As is customary, the Pakistan army´s casualties from Balochistan are kept secret. The secret is guarded so vehemently that when Kiyya Baloch a journalist from Balochistan tweeted details of the attack, he was trolled, mocked, character attacked, competence attacked and abused by the Pakistani nationalists.
When that did not stop him, he was finally threatened to an extent that he tweeted “given Issue’s sensitivity, I´m taking a break. “Another resident from Panjgur, Malik Meeran, updated his social media followers on the attacks. He has since then been forcibly disappeared. No one knows his whereabouts.
Nearly a week later Kiyya Baloch arranged a twitter space with the topic “Why Uptick in Violence in Balochistan?”. In a bid, not to further outrage the army and give the discussions a neutral face, he selected his speakers carefully. They ranged from former senators, human rights activists to journalists and writers.
Some demanded socio-economic therapy for Balochistan, reconciliation commission with international observers, media freedom or federalism and some proposed the age-old wish of developing the Baloch people to curb violence.
Among the speakers was also Ahsan Iqbal, the once Interior minister of Pakistan and a loyalist of the Pakistan Muslim League (PML). During his party´s rule, in 1998, the atomic tests were conducted with the promise that the tests would bring development to Balochistan. In his Party´s latest rule which began in 2013, hundreds of Baloch were enforced disappeared. The hijackers were hanged to death. Many, including an 11-year-old child Chakar Baloch in January 2014, were enforced disappeared and then killed. In addition, dozens of villages were uprooted by the army to make way for the China Pakistan Economic Corridor. All the while PML remained a partner and facilitator in crime with the army on these matters. They kept on providing legitimacy to these killings.
As their relations turned sour with the army, the later rigged the new elections to oust PML from power. Since then, PML has repeatedly projected themselves as pro-democracy and a friend of Balochistan. Even projecting himself as empathic, Ahsan Iqbal took plenty of time to masterfully depict the Baloch people as resistant to logic. Their social evolution being halted in the old age and Nawaz Sharif as the Messiah who had bestowed (shawoor) conscience to them. He also hinted at the Baloch being incompetent of running their own affairs and requiring of Panjab´s leadership and layouts. Apparently, the Samaritan in his story is their party leader Nawaz Sharif who has now supposedly dedicated his life to developing the ill-fated Baloch.
On 21.02.2022 I once again stumbled in Twitter Space on one Asif Durrani. He went one step further claiming Baloch are not hard-working. They are incompetent and illiterate. Most importantly the Baloch don’t make sense at all.

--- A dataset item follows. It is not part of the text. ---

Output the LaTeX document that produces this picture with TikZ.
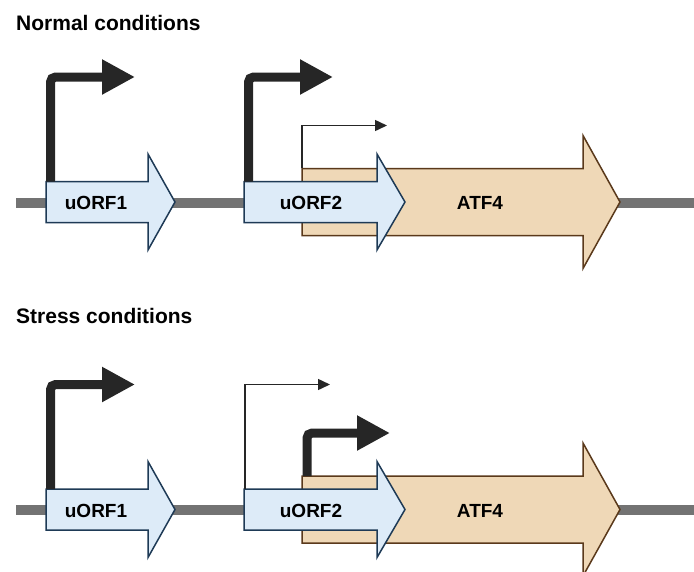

It was Ahsan Iqbal`s and Asif Durrani´s autistic understanding, their lies and their moral ambiguity on Balochistan that brought back Sir Riaz´s memory.
I am not astonished at their self-occupation. We have always been supposed to take the roles of the less understanding fools. We are supposed to believe that we are the incapable ones- incapable of making them understand- especially when an idea or topic is against their material and emotional interests. When something does not rouse their colonial curiosity, it is us who are supposed to be not making sense. We are bound to accept their Imaginary “truths” and identities on our real lives. Not challenge them.
Coming back to the Question one listener posed to Ahsan Iqbal “Why is there a lack of awareness and a misunderstanding in Punjab about the Baloch people?”
My answer. As long as they have an imaginary train station, our realities are too foolish to earn their attention.